“We Are All Socialists Now.”
That was the cover-title for Newsweek magazine on February 9, 2009, after Barack Obama routed John McCain in the November 2008 presidential election. Democrats picked up eight Senate seats and 21 House seats in that same election, giving them a large majority in the House and a filibuster-proof supermajority in the Senate. Also, Democrats emerged from the elections controlling twice as many state governments as Republicans.
Barack Obama and the ascending power-brokers in the Democratic Party embraced Big Government far more passionately than Bill Clinton had. Obama led the left wing of the Democratic Party that held a puppy-love crush on socialist governments around the world.
Worse, many Republicans – cowed by Obama’s personal popularity and the enormous size of Obama’s victory – rushed to publicly embrace Obama and his big-government programs. Living in Florida at the time, I watched with disgust as my Republican congressman – first elected in 2006 – voted for the Obama stimulus and other signature Obama programs. I watched with similar disgust as Republican Gov. Charlie Crist praised many Obama programs and turned his back on his conservative, free-market base.
Obama’s moment in the political sun lasted just two years, until the Tea Party wave of 2010. That year, Republicans flipped six Senate seats and gained control of the House. “We are all socialists now” became “We are all conservative populists now.”
Fast forward 10 years. The 2020 election results were in many ways disappointing. Yet, Biden’s personal popularity and margin of victory are nowhere near Obama’s. Democrat control of Congress is much more tenuous than in 2009. And Republicans, not Democrats, continue to control most state governments.
The biggest lesson from 2009 is to not let disappointment stifle free-market political advocacy. We faced a tougher climb in 2009 than we do in 2021, and yet we prevailed in 2010. Hold the fort, go on offense where we can, and trust in Ronald Reagan’s words that America’s best days are yet to come.
I would like to share with you just one of many examples of Heartland successfully going on offense, despite these dark times.
At The Heartland Institute, we understand that political censorship by the Big Tech Cartel is perhaps the most sinister threat to free speech this country has ever faced. However, rather than remaining silent or being bought off by Big Tech – like so many others have unfortunately done – Heartland’s government relations staff is personally working with state legislators in all 50 states to craft legislation protecting Americans’ online free-speech rights.
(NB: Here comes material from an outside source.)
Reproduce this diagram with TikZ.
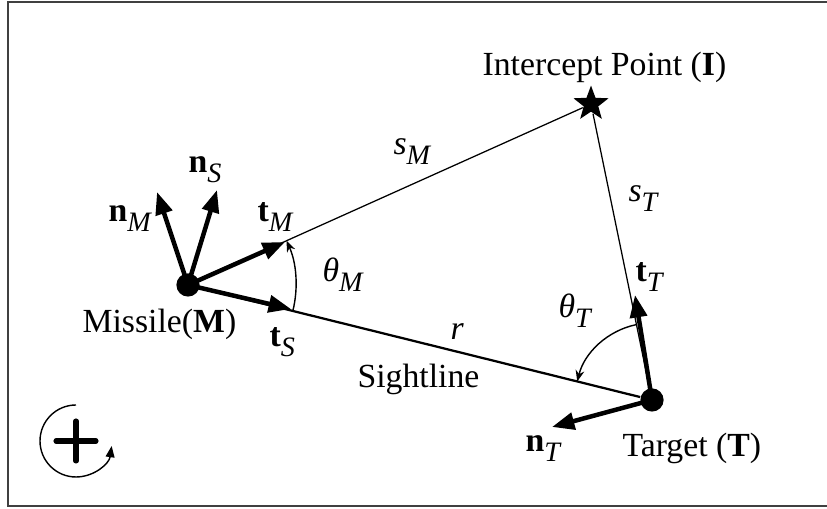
\documentclass[tikz,border=0pt]{standalone}
\usepackage{fontspec}
\setmainfont{Liberation Serif}
\usetikzlibrary{arrows.meta, shapes.geometric, calc}
\newcommand{\sbs}[1]{\raisebox{-3.5pt}{\fontsize{10}{12}\selectfont\itshape #1}}
\tikzset{
  vec/.style={-{Triangle[length=0.28cm, width=0.21cm]}, line width=1.6pt},
  ang/.style={-{Stealth[length=0.14cm, width=0.11cm]}, line width=0.5pt},
  lbl/.style={inner sep=0pt, anchor=base west, font=\fontsize{12}{14}\selectfont},
}

\begin{document}
\begin{tikzpicture}[x=0.0125cm, y=0.0125cm,
      dot/.style={circle, fill=black, minimum size=0.29cm, inner sep=0pt},
      ipt/.style={star, star points=5, star point ratio=2.4, fill=black,
                  minimum size=0.46cm, inner sep=0pt},
    ]
    \useasboundingbox (0,0) rectangle (827,509);
    \draw[black!75, line width=0.9pt] (8,507) rectangle (845,3);

    % ─── Engagement triangle ──────────────────────────────────────────
    \node[dot] (M) at (188,224) {};
    \node[dot] (T) at (652,109) {};
    \node[ipt] (I) at (591,405) {};
    \draw[line width=0.45pt] (M) -- (I) -- (T);
    \draw[line width=0.8pt] (M) -- (T);

    % Missile frame vectors
    \coordinate (tM) at (285,267);
    \coordinate (tS) at (291,200);
    \coordinate (nM) at (157,317);
    \coordinate (nS) at (217,319);
    \draw[vec] (M.center) -- (tM);
    \draw[vec] (M.center) -- (tS);
    \draw[vec] (M.center) -- (nM);
    \draw[vec] (M.center) -- (nS);

    % Target frame vectors
    \coordinate (tT) at (635,214);
    \coordinate (nT) at (552,82);
    \draw[vec] (T.center) -- (tT);
    \draw[vec] (T.center) -- (nT);

    % Angles
    \draw[ang] ([shift={(-13.9:108)}]M.center) arc[start angle=-13.9, end angle=24.2, radius=108];
    \draw[ang] ([shift={(101.6:77)}]T.center) arc[start angle=101.6, end angle=166.1, radius=77];

    % Positive sense of rotation
    \coordinate (rot) at (76,68);
    \draw[line width=0.5pt, -{Triangle[length=0.14cm, width=0.11cm]}]
      ([shift={(90:36)}]rot) arc[start angle=90, end angle=352, radius=36];
    \draw[line width=1.8pt, line cap=round] ($(rot)+(-20,0)$) -- ($(rot)+(20,0)$);
    \draw[line width=1.8pt, line cap=round] ($(rot)+(0,-20)$) -- ($(rot)+(0,20)$);

    % ─── Labels ───────────────────────────────────────────────────────
    \node[lbl] (lI)  at (482,433) {Intercept Point (\textbf{I})};
    \node[lbl] (lM)  at (82,176)  {Missile(\textbf{M})};
    \node[lbl] (lT)  at (622,52)  {Target (\textbf{T})};
    \node[lbl] (lsl) at (357,121) {Sightline};
    \node[lbl] (lr)  at (450,169) {\textit{r}};
    \node[lbl] (lsM) at (393,354) {\textit{s}\sbs{M}};
    \node[lbl] (lsT) at (628,307) {\textit{s}\sbs{T}};
    \node[lbl] (lnM) at (108,287) {\textbf{n}\sbs{M}};
    \node[lbl] (lnS) at (188,336) {\textbf{n}\sbs{S}};
    \node[lbl] (ltM) at (257,287) {\textbf{t}\sbs{M}};
    \node[lbl] (ltS) at (269,162) {\textbf{t}\sbs{S}};
    \node[lbl] (ltT) at (635,227) {\textbf{t}\sbs{T}};
    \node[lbl] (lnT) at (525,57)  {\textbf{n}\sbs{T}};
    \node[lbl] (lqM) at (322,227) {\textit{θ}\sbs{M}};
    \node[lbl] (lqT) at (558,191) {\textit{θ}\sbs{T}};

  \end{tikzpicture}
\end{document}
During the past three months, Government Relations Director Cameron Sholty and State Government Relations Manager Samantha Fillmore have criss-crossed the country, logging more miles and visiting more states than most presidential candidates do. In state after state, they have squared off against high-powered Big Tech lobbyists, advising legislators and testifying in legislative hearings. As a result, legislators in more than half the 50 states have filed bills to protect online free speech.
The process is just beginning, but I am confident free speech will carry the day over corrupted markets and Big Tech censorship. The asserted rights of huge multinational corporations to block Americans from expressing our political views do not – and never will – trump our First Amendment rights to engage in political free speech.
Too many politicians and think tanks have been bought off by Big Tech money. Heartland will never fall into that trap. We stand with the people, and like we did in 2009 and 2010, we will triumph.